Skip the pictures, please, and write out exactly the lines from the opening of the data through the line containing "0.84,0.81,0.74,0.79,0.81,0.76,0.75,0.78,0.81];".

* Start Given information *

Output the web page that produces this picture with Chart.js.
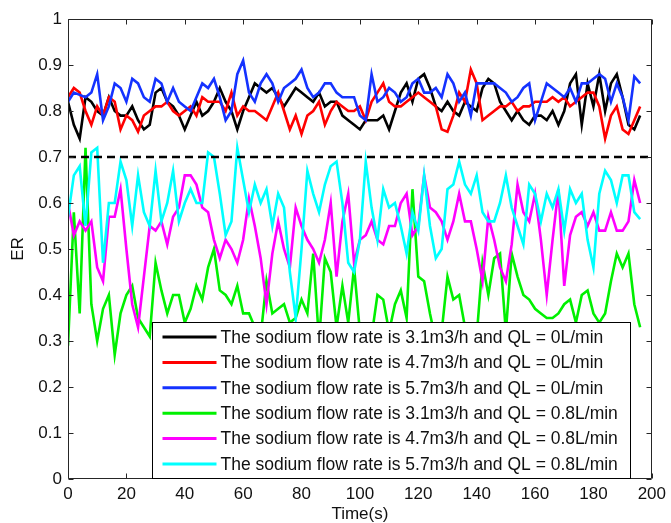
<!DOCTYPE html>
<html><head><meta charset="utf-8">
<script src="https://cdn.jsdelivr.net/npm/chart.js@4.4.1/dist/chart.umd.min.js"></script>
<style>html,body{margin:0;padding:0;background:#fff;overflow:hidden}</style>
</head><body>
<canvas id="c" width="671" height="523"></canvas>
<script>
const time = [0,2,4,6,8,10,12,14,16,18,20,22,24,26,28,30,32,34,36,38,40,42,44,46,48,50,52,54,56,58,60,62,64,66,68,70,72,74,76,78,80,82,84,86,88,90,92,94,96,98,100,102,104,106,108,110,112,114,116,118,120,122,124,126,128,130,132,134,136,138,140,142,144,146,148,150,152,154,156,158,160,162,164,166,168,170,172,174,176,178,180,182,184,186,188,190,192,194,196];

const black31 = [0.82,0.77,0.74,0.83,0.82,0.80,0.79,0.83,0.80,0.79,
0.79,0.81,0.78,0.76,0.77,0.84,0.85,0.82,0.81,0.79,
0.76,0.79,0.82,0.79,0.80,0.82,0.85,0.82,0.80,0.76,
0.80,0.83,0.86,0.85,0.84,0.85,0.83,0.81,0.83,0.85,
0.84,0.83,0.82,0.84,0.81,0.82,0.82,0.79,0.78,0.77,
0.76,0.78,0.78,0.78,0.79,0.76,0.80,0.84,0.86,0.82,
0.87,0.88,0.85,0.81,0.80,0.82,0.80,0.79,0.82,0.81,
0.80,0.85,0.87,0.86,0.82,0.80,0.78,0.80,0.78,0.77,
0.79,0.79,0.78,0.80,0.77,0.80,0.86,0.88,0.77,0.86,
0.81,0.88,0.80,0.86,0.88,0.83,0.77,0.76,0.79];

const red47 = [0.83,0.85,0.84,0.80,0.77,0.81,0.79,0.83,0.82,0.76,
0.79,0.78,0.755,0.79,0.80,0.81,0.81,0.82,0.80,0.79,
0.80,0.81,0.79,0.83,0.82,0.82,0.82,0.80,0.84,0.79,
0.81,0.80,0.80,0.79,0.78,0.81,0.84,0.80,0.76,0.79,
0.75,0.79,0.80,0.82,0.77,0.80,0.82,0.81,0.80,0.80,
0.81,0.78,0.82,0.84,0.86,0.82,0.81,0.81,0.82,0.83,
0.84,0.83,0.82,0.81,0.76,0.755,0.79,0.84,0.82,0.89,
0.86,0.78,0.79,0.80,0.81,0.81,0.82,0.80,0.81,0.81,
0.82,0.82,0.82,0.83,0.82,0.83,0.81,0.82,0.83,0.84,
0.84,0.81,0.74,0.79,0.81,0.76,0.75,0.78,0.81];

const blue57 = [0.82,0.84,0.835,0.83,0.84,0.88,0.78,0.81,0.86,0.85,
0.82,0.87,0.86,0.83,0.82,0.87,0.86,0.82,0.85,0.82,
0.81,0.80,0.83,0.86,0.85,0.87,0.83,0.78,0.80,0.88,
0.91,0.84,0.82,0.86,0.88,0.86,0.82,0.85,0.86,0.87,
0.89,0.85,0.83,0.84,0.86,0.86,0.84,0.83,0.83,0.83,
0.79,0.78,0.88,0.82,0.83,0.85,0.84,0.82,0.83,0.86,
0.87,0.84,0.84,0.85,0.83,0.88,0.86,0.82,0.84,0.79,
0.86,0.86,0.86,0.86,0.85,0.84,0.82,0.83,0.85,0.86,
0.78,0.82,0.86,0.85,0.84,0.83,0.85,0.82,0.86,0.86,
0.87,0.88,0.87,0.82,0.86,0.83,0.78,0.875,0.86];

const green31 = [0.29,0.58,0.36,0.72,0.38,0.30,0.37,0.40,0.27,0.36,
0.40,0.42,0.35,0.33,0.31,0.47,0.41,0.36,0.40,0.40,
0.34,0.37,0.42,0.39,0.46,0.50,0.41,0.40,0.38,0.42,
0.36,0.36,0.33,0.31,0.43,0.36,0.37,0.38,0.34,0.35,
0.39,0.36,0.49,0.30,0.48,0.45,0.33,0.42,0.34,0.46,
0.32,0.30,0.31,0.40,0.39,0.32,0.38,0.41,0.35,0.63,
0.44,0.43,0.36,0.30,0.32,0.44,0.39,0.40,0.33,0.30,
0.31,0.47,0.40,0.48,0.49,0.32,0.49,0.44,0.40,0.39,
0.37,0.36,0.35,0.35,0.36,0.38,0.39,0.34,0.40,0.41,
0.36,0.34,0.36,0.43,0.49,0.46,0.49,0.38,0.33];

const magenta47 = [0.60,0.53,0.56,0.54,0.56,0.46,0.43,0.57,0.57,0.63,
0.50,0.38,0.33,0.44,0.55,0.54,0.56,0.51,0.57,0.59,
0.66,0.66,0.64,0.59,0.58,0.52,0.48,0.52,0.50,0.47,
0.52,0.61,0.55,0.48,0.38,0.49,0.56,0.50,0.46,0.59,
0.55,0.52,0.50,0.47,0.52,0.60,0.44,0.56,0.62,0.47,
0.52,0.53,0.56,0.52,0.51,0.55,0.55,0.60,0.62,0.53,
0.55,0.66,0.59,0.58,0.56,0.52,0.56,0.62,0.56,0.56,
0.50,0.43,0.57,0.52,0.46,0.43,0.51,0.64,0.58,0.56,
0.62,0.52,0.40,0.52,0.63,0.42,0.53,0.57,0.58,0.55,
0.58,0.54,0.54,0.58,0.54,0.54,0.56,0.65,0.60];

const cyan57 = [0.57,0.66,0.68,0.55,0.71,0.72,0.47,0.60,0.60,0.69,
0.65,0.55,0.66,0.58,0.55,0.67,0.56,0.60,0.67,0.56,
0.60,0.63,0.60,0.60,0.71,0.70,0.62,0.53,0.56,0.72,
0.65,0.58,0.64,0.60,0.63,0.55,0.62,0.59,0.45,0.35,
0.50,0.67,0.62,0.58,0.64,0.68,0.69,0.60,0.47,0.45,
0.52,0.69,0.59,0.52,0.63,0.59,0.60,0.55,0.49,0.58,
0.54,0.66,0.55,0.48,0.50,0.63,0.64,0.69,0.64,0.62,
0.66,0.58,0.56,0.56,0.60,0.66,0.59,0.55,0.51,0.64,
0.62,0.56,0.62,0.59,0.63,0.54,0.63,0.60,0.62,0.52,
0.46,0.62,0.67,0.65,0.60,0.66,0.66,0.58,0.565];

const seriesLabels = [
  'The sodium flow rate is 3.1m3/h and QL = 0L/min',
  'The sodium flow rate is 4.7m3/h and QL = 0L/min',
  'The sodium flow rate is 5.7m3/h and QL = 0L/min',
  'The sodium flow rate is 3.1m3/h and QL = 0.8L/min',
  'The sodium flow rate is 4.7m3/h and QL = 0.8L/min',
  'The sodium flow rate is 5.7m3/h and QL = 0.8L/min'
];
const seriesColors = ['#000000','#ff0000','#1432ff','#00f000','#ff00ff','#00ffff'];
const xTickLabels = ['0','20','40','60','80','100','120','140','160','180','200'];
const yTickLabels = ['0','0.1','0.2','0.3','0.4','0.5','0.6','0.7','0.8','0.9','1'];
const xRange = [0, 200];
const thresholdER = 0.7;
const xTitle = 'Time(s)';
const yTitle = 'ER';

const FONT = '"Liberation Sans", Arial, Helvetica, sans-serif';
Chart.defaults.font.family = FONT;
Chart.defaults.font.size = 17;
Chart.defaults.color = '#111';

const allSeries = [black31, red47, blue57, green31, magenta47, cyan57];
const datasets = allSeries.map((arr, i) => ({
  label: seriesLabels[i],
  data: time.map((t, k) => ({x: t, y: arr[k]})),
  borderColor: seriesColors[i],
  backgroundColor: seriesColors[i],
  borderWidth: 2.6,
  pointRadius: 0,
  tension: 0,
  fill: false,
  order: 20 - i
}));
datasets.push({
  label: 'threshold',
  data: xRange.map(x => ({x: x, y: thresholdER})),
  borderColor: '#000',
  borderWidth: 2.6,
  borderDash: [8, 5],
  pointRadius: 0,
  fill: false,
  order: 0,
  isThreshold: true
});

const framePlugin = {
  id: 'matlabFrame',
  afterDatasetsDraw(chart) {
    const {ctx, chartArea: a, scales} = chart;
    const xs = scales.x, ys = scales.y;
    ctx.save();
    ctx.strokeStyle = '#262626';
    ctx.lineWidth = 1;
    ctx.beginPath();
    const L = Math.round(a.left) + 0.5, R = Math.round(a.right) - 0.5;
    const T = Math.round(a.top) + 0.5, B = Math.round(a.bottom) - 0.5;
    ctx.rect(L, T, R - L, B - T);
    const tl = 5;
    xs.ticks.forEach(t => {
      const px = Math.round(xs.getPixelForValue(t.value)) + 0.5;
      ctx.moveTo(px, B); ctx.lineTo(px, B - tl);
      ctx.moveTo(px, T); ctx.lineTo(px, T + tl);
    });
    ys.ticks.forEach(t => {
      const py = Math.round(ys.getPixelForValue(t.value)) + 0.5;
      ctx.moveTo(L, py); ctx.lineTo(L + tl, py);
      ctx.moveTo(R, py); ctx.lineTo(R - tl, py);
    });
    ctx.stroke();

    // legend box
    const lx = Math.round(a.left + 84) + 0.5;
    const ly = Math.round(a.bottom - 157) + 0.5;
    const lr = Math.round(a.left + 562) + 0.5;
    const lb = B;
    ctx.fillStyle = '#fff';
    ctx.fillRect(lx, ly, lr - lx, lb - ly);
    ctx.strokeStyle = '#000';
    ctx.strokeRect(lx, ly, lr - lx, lb - ly);
    ctx.font = '17.5px ' + FONT;
    ctx.textBaseline = 'middle';
    ctx.textAlign = 'left';
    chart.data.datasets.forEach((ds, i) => {
      if (ds.isThreshold) return;
      const cy = ly + 14.5 + i * 25.4;
      ctx.strokeStyle = ds.borderColor;
      ctx.lineWidth = 3;
      ctx.beginPath();
      ctx.moveTo(lx + 10, cy); ctx.lineTo(lx + 64, cy);
      ctx.stroke();
      ctx.fillStyle = '#111';
      ctx.fillText(ds.label, lx + 68, cy + 1);
    });
    ctx.restore();
  }
};

new Chart(document.getElementById('c'), {
  type: 'line',
  data: {datasets},
  options: {
    responsive: false,
    animation: false,
    devicePixelRatio: 1,
    layout: {padding: {top: 19, right: 16, left: 0, bottom: 0}},
    plugins: {legend: {display: false}, tooltip: {enabled: false}},
    scales: {
      x: {
        type: 'linear', min: xRange[0], max: xRange[1],
        grid: {display: false, drawTicks: false},
        border: {display: false},
        ticks: {stepSize: 20, padding: 5, maxRotation: 0, autoSkip: false,
          callback: (v, i) => xTickLabels[i]},
        title: {display: true, text: xTitle, padding: {top: 0, bottom: -2}, color: '#111'},
        afterFit: s => { s.height = 44; }
      },
      y: {
        type: 'linear', min: 0, max: 1,
        grid: {display: false, drawTicks: false},
        border: {display: false},
        ticks: {stepSize: 0.1, padding: 6, autoSkip: false,
          callback: (v, i) => yTickLabels[i]},
        title: {display: true, text: yTitle, padding: {top: 8, bottom: 0}, color: '#111'},
        afterFit: s => { s.width = 68; }
      }
    }
  },
  plugins: [framePlugin]
});
</script>
</body></html>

* End Given information *

_Response to the exercise_
Output the web page that produces this picture with Chart.js.
<!DOCTYPE html>
<html><head><meta charset="utf-8">
<script src="https://cdn.jsdelivr.net/npm/chart.js@4.4.1/dist/chart.umd.min.js"></script>
<style>html,body{margin:0;padding:0;background:#fff;overflow:hidden}</style>
</head><body>
<canvas id="c" width="671" height="523"></canvas>
<script>
const time = [0,2,4,6,8,10,12,14,16,18,20,22,24,26,28,30,32,34,36,38,40,42,44,46,48,50,52,54,56,58,60,62,64,66,68,70,72,74,76,78,80,82,84,86,88,90,92,94,96,98,100,102,104,106,108,110,112,114,116,118,120,122,124,126,128,130,132,134,136,138,140,142,144,146,148,150,152,154,156,158,160,162,164,166,168,170,172,174,176,178,180,182,184,186,188,190,192,194,196];

const black31 = [0.82,0.77,0.74,0.83,0.82,0.80,0.79,0.83,0.80,0.79,
0.79,0.81,0.78,0.76,0.77,0.84,0.85,0.82,0.81,0.79,
0.76,0.79,0.82,0.79,0.80,0.82,0.85,0.82,0.80,0.76,
0.80,0.83,0.86,0.85,0.84,0.85,0.83,0.81,0.83,0.85,
0.84,0.83,0.82,0.84,0.81,0.82,0.82,0.79,0.78,0.77,
0.76,0.78,0.78,0.78,0.79,0.76,0.80,0.84,0.86,0.82,
0.87,0.88,0.85,0.81,0.80,0.82,0.80,0.79,0.82,0.81,
0.80,0.85,0.87,0.86,0.82,0.80,0.78,0.80,0.78,0.77,
0.79,0.79,0.78,0.80,0.77,0.80,0.86,0.88,0.77,0.86,
0.81,0.88,0.80,0.86,0.88,0.83,0.77,0.76,0.79];

const red47 = [0.83,0.85,0.84,0.80,0.77,0.81,0.79,0.83,0.82,0.76,
0.79,0.78,0.755,0.79,0.80,0.81,0.81,0.82,0.80,0.79,
0.80,0.81,0.79,0.83,0.82,0.82,0.82,0.80,0.84,0.79,
0.81,0.80,0.80,0.79,0.78,0.81,0.84,0.80,0.76,0.79,
0.75,0.79,0.80,0.82,0.77,0.80,0.82,0.81,0.80,0.80,
0.81,0.78,0.82,0.84,0.86,0.82,0.81,0.81,0.82,0.83,
0.84,0.83,0.82,0.81,0.76,0.755,0.79,0.84,0.82,0.89,
0.86,0.78,0.79,0.80,0.81,0.81,0.82,0.80,0.81,0.81,
0.82,0.82,0.82,0.83,0.82,0.83,0.81,0.82,0.83,0.84,
0.84,0.81,0.74,0.79,0.81,0.76,0.75,0.78,0.81];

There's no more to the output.